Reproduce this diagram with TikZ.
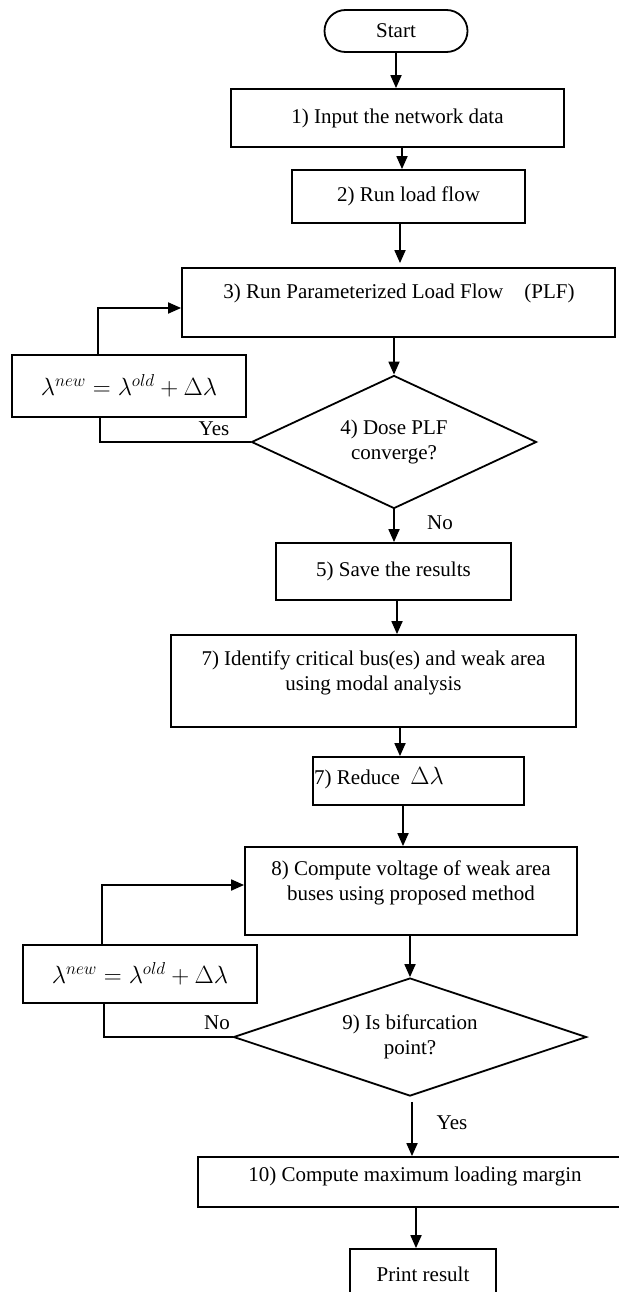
\documentclass[tikz,border=0pt]{standalone}
\usepackage{fontspec}
\setmainfont{Liberation Serif}
\usetikzlibrary{arrows.meta,shapes.geometric,shapes.misc}
\begin{document}
\begin{tikzpicture}[x=1pt,y=-1pt,
  every node/.style={font=\fontsize{21}{25}\selectfont},
  procbox/.style={draw, rectangle, line width=1.8pt, inner sep=0pt, align=center},
  term/.style={draw, rounded rectangle, line width=1.8pt, inner sep=0pt, minimum width=143pt, minimum height=42pt},
  decision/.style={draw, diamond, aspect=2.5, line width=1.8pt, inner sep=0pt, align=center},
  mathbox/.style={procbox, font=\fontsize{24}{28}\selectfont},
  txt/.style={inner sep=0pt, align=center},
  lbl/.style={inner sep=0pt},
  conn/.style={line width=1.8pt},
  arr/.style={line width=1.8pt, -{Triangle[length=13pt,width=11pt]}}
]
\useasboundingbox (0,0) rectangle (618,1292);
\fill[white] (0,0) rectangle (618,1292);

% nodes
\node[term] (start) at (396,31) {Start};
\node[procbox, minimum width=333pt, minimum height=58pt] (b1) at (397.5,118) {1) Input the network data};
\node[procbox, minimum width=233pt, minimum height=53pt] (b2) at (408.5,196.5) {2) Run load flow};
\node[procbox, minimum width=433pt, minimum height=69pt] (b3) at (398.5,302.5) {};
\node[txt] (b3t) at (399,293) {3) Run Parameterized Load Flow\quad(PLF)};
\node[mathbox, minimum width=234pt, minimum height=62pt] (lam1) at (129,386) {$\lambda^{new}=\lambda^{old}+\Delta\lambda$};
\node[decision, minimum width=285pt, minimum height=133pt] (d4) at (394,442) {4) Dose PLF\\converge?};
\node[procbox, minimum width=235pt, minimum height=57pt] (b5) at (393.5,571.5) {5) Save the results};
\node[procbox, minimum width=405pt, minimum height=92pt] (b7a) at (373.5,681) {};
\node[txt] (b7at) at (373.5,673) {7) Identify critical bus(es) and weak area\\using modal analysis};
\node[procbox, minimum width=211pt, minimum height=48pt] (b7b) at (418.5,781) {};
\node[txt, anchor=west] (b7bt) at (314,778) {7) Reduce\ \ {\fontsize{24}{28}\selectfont$\Delta\lambda$}};
\node[procbox, minimum width=332pt, minimum height=88pt] (b8) at (411,891) {};
\node[txt] (b8t) at (411,882.5) {8) Compute voltage of weak area\\buses using proposed method};
\node[mathbox, minimum width=234pt, minimum height=58pt] (lam2) at (140,974) {$\lambda^{new}=\lambda^{old}+\Delta\lambda$};
\node[decision, minimum width=353pt, minimum height=118pt] (d9) at (410,1037) {9) Is bifurcation\\point?};
\node[procbox, minimum width=430pt, minimum height=50pt] (b10) at (413,1182) {};
\node[txt] (b10t) at (415,1176) {10) Compute maximum loading margin};
\node[procbox, minimum width=146pt, minimum height=51pt] (b11) at (423,1274.5) {Print result};

% labels
\node[lbl] (yes1) at (214,429) {Yes};
\node[lbl] (no1) at (440,523) {No};
\node[lbl] (no2) at (217,1023) {No};
\node[lbl] (yes2) at (452,1123) {Yes};

% connectors
\draw[arr] (start.south) -- (start.south |- b1.north);
\draw[arr] ([xshift=-6.5pt]b2.north |- b1.south) -- ([xshift=-6.5pt]b2.north);
\draw[arr, shorten >=4pt] ([xshift=-8.5pt]b2.south) -- ([xshift=-8.5pt]b2.south |- b3.north);
\draw[arr] (d4.north |- b3.south) -- (d4.north);
\draw[conn] (d4.west) -| ([xshift=-29pt]lam1.south);
\draw[arr] ([xshift=-31pt]lam1.north) |- ([yshift=-5.5pt]b3.west);
\draw[arr] (d4.south) -- (d4.south |- b5.north);
\draw[arr] ([xshift=3.5pt]b5.south) -- ([xshift=3.5pt]b5.south |- b7a.north);
\draw[arr] ([xshift=-18.5pt]b7b.north |- b7a.south) -- ([xshift=-18.5pt]b7b.north);
\draw[arr] ([xshift=-8pt]b8.north |- b7b.south) -- ([xshift=-8pt]b8.north);
\draw[arr] (d9.north |- b8.south) -- (d9.north);
\draw[conn] (d9.west) -| ([xshift=-36pt]lam2.south);
\draw[arr] ([xshift=-38pt]lam2.north) |- ([yshift=6pt]b8.west);
\draw[arr] ([xshift=2pt,yshift=-5pt]d9.south) -- ([xshift=2pt]d9.south |- b10.north);
\draw[arr] ([xshift=-7pt]b11.north |- b10.south) -- ([xshift=-7pt]b11.north);
\end{tikzpicture}
\end{document}
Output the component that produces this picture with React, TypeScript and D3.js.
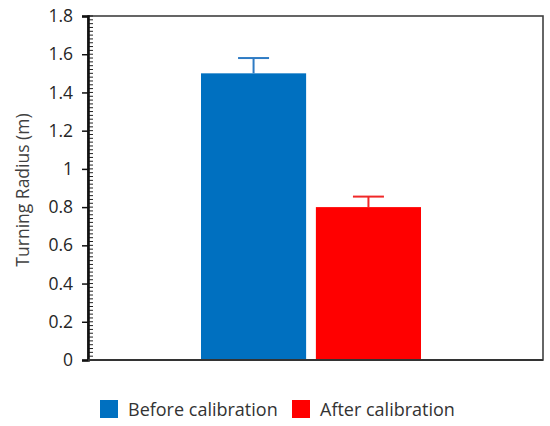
import React, { useEffect, useRef } from "react";
import * as d3 from "d3";

const categories = ["Before calibration", "After calibration"];
const values = [1.5, 0.8];
const errors = [0.08, 0.055];
const colors = ["#0070C0", "#FF0000"];
const errColors = ["#2E7BC4", "#F02828"];
const yTicks = [0, 0.2, 0.4, 0.6, 0.8, 1, 1.2, 1.4, 1.6, 1.8];

function BarChart({
  width = 550,
  height = 426,
  marginTop = 16,
  marginRight = 7,
  marginBottom = 66,
  marginLeft = 88,
}) {
  const svgRef = useRef<SVGSVGElement>(null);

  useEffect(() => {
    const svg = d3.select(svgRef.current);
    svg.selectAll("*").remove();

    const font = "'Open Sans', sans-serif";
    const x0 = marginLeft;
    const x1 = width - marginRight;
    const y0 = height - marginBottom;

    // y scale
    const yScale = d3.scaleLinear().domain([0, 1.8]).range([y0, marginTop]);
    // x scale for the two bars
    const xScale = d3
      .scaleBand()
      .domain(categories)
      .range([201, 421])
      .paddingInner(0.085)
      .paddingOuter(0);

    // frame
    svg
      .append("rect")
      .attr("x", x0)
      .attr("y", marginTop)
      .attr("width", x1 - x0)
      .attr("height", y0 - marginTop)
      .attr("fill", "none")
      .attr("stroke", "#404040")
      .attr("stroke-width", 1.6);

    // bars
    svg
      .selectAll(".bar")
      .data(values)
      .join("rect")
      .attr("class", "bar")
      .attr("x", (d, i) => xScale(categories[i])!)
      .attr("y", (d) => yScale(d))
      .attr("width", xScale.bandwidth())
      .attr("height", (d) => yScale(0) - yScale(d))
      .attr("fill", (d, i) => colors[i]);

    // error bars
    const cap = 31;
    values.forEach((v, i) => {
      const cx = xScale(categories[i])! + xScale.bandwidth() / 2;
      const g = svg.append("g").attr("stroke", errColors[i]).attr("stroke-width", 2);
      g.append("line")
        .attr("x1", cx)
        .attr("x2", cx)
        .attr("y1", yScale(v))
        .attr("y2", yScale(v + errors[i]));
      g.append("line")
        .attr("x1", cx - cap / 2)
        .attr("x2", cx + cap / 2)
        .attr("y1", yScale(v + errors[i]))
        .attr("y2", yScale(v + errors[i]));
    });

    // minor ticks pointing inside
    const minor = d3.range(0, 1.8001, 0.02);
    svg
      .append("g")
      .selectAll("line")
      .data(minor)
      .join("line")
      .attr("x1", x0)
      .attr("x2", x0 + 5)
      .attr("y1", (d) => yScale(d))
      .attr("y2", (d) => yScale(d))
      .attr("stroke", "#222")
      .attr("stroke-width", 1);

    // y axis
    const yAxis = d3
      .axisLeft(yScale)
      .tickValues(yTicks)
      .tickSize(6)
      .tickPadding(9)
      .tickFormat((d) => String(d));
    const ax = svg
      .append("g")
      .attr("transform", `translate(${x0},0)`)
      .call(yAxis);
    ax.select(".domain").attr("stroke", "#111").attr("stroke-width", 2.6);
    ax.selectAll(".tick line").attr("stroke", "#111").attr("stroke-width", 1.5);
    ax.selectAll(".tick text")
      .attr("font-family", font)
      .attr("font-size", 17.5)
      .attr("fill", "#262626");

    // bottom line slightly heavier
    svg
      .append("line")
      .attr("x1", x0)
      .attr("x2", x1)
      .attr("y1", y0)
      .attr("y2", y0)
      .attr("stroke", "#333")
      .attr("stroke-width", 2);

    // y title
    svg
      .append("text")
      .attr("transform", `translate(29,${(marginTop + y0) / 2 + 2}) rotate(-90)`)
      .attr("text-anchor", "middle")
      .attr("font-family", font)
      .attr("font-size", 17.5)
      .attr("fill", "#404040")
      .text("Turning Radius (m)");

    // legend
    const legX = [100, 292];
    const lg = svg.append("g");
    categories.forEach((c, i) => {
      lg.append("rect")
        .attr("x", legX[i])
        .attr("y", 400)
        .attr("width", 18)
        .attr("height", 18)
        .attr("fill", colors[i]);
      lg.append("text")
        .attr("x", legX[i] + 28)
        .attr("y", 416)
        .attr("font-family", font)
        .attr("font-size", 18)
        .attr("fill", "#333")
        .text(c);
    });
  }, []);

  return (
    <svg
      ref={svgRef}
      width={width}
      height={height}
      style={{ position: "absolute", left: 0, top: 0, background: "#fff" }}
    ></svg>
  );
}

export default function App() {
  return <BarChart />;
}
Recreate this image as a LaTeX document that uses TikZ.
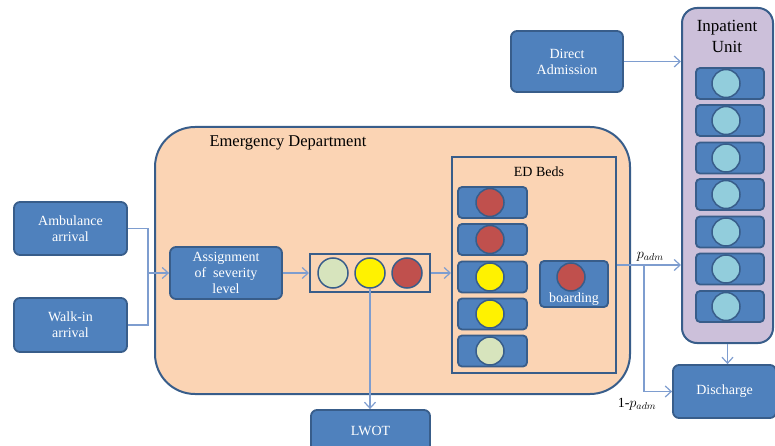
\documentclass[tikz,border=0pt]{standalone}
\usepackage{fontspec}
\setmainfont{Liberation Serif}
\usetikzlibrary{arrows.meta,positioning}

\definecolor{boxblue}{RGB}{79,129,189}
\definecolor{boxline}{RGB}{56,93,138}
\definecolor{edfill}{RGB}{251,212,180}
\definecolor{ipfill}{RGB}{204,192,218}
\definecolor{linkblue}{RGB}{126,157,207}
\definecolor{lowgreen}{RGB}{215,228,189}
\definecolor{highred}{RGB}{192,80,77}
\definecolor{bedcyan}{RGB}{146,205,220}

\begin{document}
\begin{tikzpicture}[
    x=1pt, y=-1pt,
    block/.style={rectangle, rounded corners=6pt, draw=boxline, fill=boxblue, line width=1.8pt, text=white, align=center},
    bed/.style={rectangle, rounded corners=4pt, draw=boxline, fill=boxblue, line width=1.8pt, minimum width=69pt, minimum height=31pt},
    patient/.style={circle, draw=boxline, line width=1.5pt, minimum size=28pt, inner sep=0pt},
    area/.style={rectangle, draw=boxline, line width=2pt},
    arrow/.style={draw=linkblue, -{Straight Barb[length=6pt,width=11pt]}, line width=1.2pt},
    line/.style={draw=linkblue, line width=1.2pt}
]

  \tikzset{
    font={\fontsize{14pt}{16pt}\selectfont}
  }
\useasboundingbox (0,0) rectangle (775,446);

% Areas
\node[area, fill=edfill, rounded corners=40pt, minimum width=475pt, minimum height=267pt] (ed) at (392.5,260.5) {};
\node[anchor=west, font={\fontsize{16.5pt}{18pt}\selectfont}] (edtitle) at (206,143) {Emergency Department};
\node[area, minimum width=164pt, minimum height=216pt] (edbeds) at (534,265) {};
\node (edbedstitle) at (539,172) {ED Beds};
\node[area, fill=ipfill, rounded corners=15pt, minimum width=91pt, minimum height=335pt] (inpatient) at (727.5,175.5) {};
\node[align=center, font={\fontsize{17pt}{21pt}\selectfont}] (iptitle) at (727,36) {Inpatient\\Unit};

% Nodes
\node[block, minimum width=113pt, minimum height=53pt] (ambulance) at (70.5,228.5) {Ambulance\\arrival};
\node[block, minimum width=113pt, minimum height=54pt] (walkin) at (70.5,325) {Walk-in\\arrival};
\node[block, minimum width=112pt, minimum height=52pt] (assignment) at (226,273) {Assignment\\of~ severity\\level};
\node[block, minimum width=112pt, minimum height=61pt] (direct) at (567,61.5) {Direct\\Admission};
\node[block, minimum width=103pt, minimum height=53pt] (discharge) at (724.5,391.5) {Discharge};
\node[block, minimum width=119pt, minimum height=42pt] (lwot) at (370.5,431) {LWOT};

% Waiting queue
\node[area, minimum width=120pt, minimum height=38pt] (queue) at (370,273) {};
\node[patient, fill=lowgreen, minimum size=30pt] (waitlow) at (333,273) {};
\node[patient, fill=yellow, minimum size=30pt] (waitmid) at (370,273) {};
\node[patient, fill=highred, minimum size=30pt] (waithigh) at (407,273) {};

% ED beds
\node[bed] (edbed1) at (492.5,202.5) {};
\node[patient, fill=highred] (edpat1) at (490,202.5) {};
\node[bed] (edbed2) at (492.5,239.5) {};
\node[patient, fill=highred] (edpat2) at (490,239.5) {};
\node[bed] (edbed3) at (492.5,277) {};
\node[patient, fill=yellow] (edpat3) at (490,277) {};
\node[bed] (edbed4) at (492.5,314) {};
\node[patient, fill=yellow] (edpat4) at (490,314) {};
\node[bed] (edbed5) at (492.5,351) {};
\node[patient, fill=lowgreen] (edpat5) at (490,351) {};

\node[bed, minimum width=68pt, minimum height=46pt] (boarding) at (574,284) {};
\node[patient, fill=highred] (boardpat) at (571,277) {};
\node[anchor=base, text=white] (boardtext) at (574,302) {boarding};

% Inpatient beds
\node[bed, minimum width=68pt] (ipbed1) at (730,83.5) {};
\node[patient, fill=bedcyan] (ippat1) at (726,83.5) {};
\node[bed, minimum width=68pt] (ipbed2) at (730,120.5) {};
\node[patient, fill=bedcyan] (ippat2) at (726,120.5) {};
\node[bed, minimum width=68pt] (ipbed3) at (730,158) {};
\node[patient, fill=bedcyan] (ippat3) at (726,158) {};
\node[bed, minimum width=68pt] (ipbed4) at (730,194.5) {};
\node[patient, fill=bedcyan] (ippat4) at (726,194.5) {};
\node[bed, minimum width=68pt] (ipbed5) at (730,232) {};
\node[patient, fill=bedcyan] (ippat5) at (726,232) {};
\node[bed, minimum width=68pt] (ipbed6) at (730,269) {};
\node[patient, fill=bedcyan] (ippat6) at (726,269) {};
\node[bed, minimum width=68pt] (ipbed7) at (730,306.5) {};
\node[patient, fill=bedcyan] (ippat7) at (726,306.5) {};

% Lines
\coordinate (merge) at (148,273);
\coordinate (split) at (644,265);
\draw[line] (ambulance.east) -| (merge);
\draw[line] (walkin.east) -| (merge);
\draw[arrow] (merge) -- (assignment.west);
\draw[arrow] (assignment) -- (queue);
\draw[arrow] (queue.east) -- (queue.east -| edbeds.west);
\draw[arrow] (waitmid.south) -- (waitmid.south |- lwot.north);
\draw[arrow] (direct.east) -- (direct.east -| inpatient.west);
\draw[arrow] (edbeds.east) -- node[above, pos=0.52] {$p_{adm}$} (edbeds.east -| inpatient.west);
\draw[arrow] (edbeds.east) -- (split) |- (discharge.west);
\draw[arrow] (inpatient.south) -- (inpatient.south |- discharge.north);
\node (notadm) at (637,404) {1-$p_{adm}$};

\end{tikzpicture}
\end{document}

-- -- --

> **Directions**
Set down the lines running from the one with "Output the component" through the one with "const y0 = height - marginBottom;", both ends kept, exactly and with no pictures.

> **Reply**
Output the component that produces this picture with React, TypeScript and D3.js.
import React, { useEffect, useRef } from "react";
import * as d3 from "d3";

const categories = ["Before calibration", "After calibration"];
const values = [1.5, 0.8];
const errors = [0.08, 0.055];
const colors = ["#0070C0", "#FF0000"];
const errColors = ["#2E7BC4", "#F02828"];
const yTicks = [0, 0.2, 0.4, 0.6, 0.8, 1, 1.2, 1.4, 1.6, 1.8];

function BarChart({
  width = 550,
  height = 426,
  marginTop = 16,
  marginRight = 7,
  marginBottom = 66,
  marginLeft = 88,
}) {
  const svgRef = useRef<SVGSVGElement>(null);

  useEffect(() => {
    const svg = d3.select(svgRef.current);
    svg.selectAll("*").remove();

    const font = "'Open Sans', sans-serif";
    const x0 = marginLeft;
    const x1 = width - marginRight;
    const y0 = height - marginBottom;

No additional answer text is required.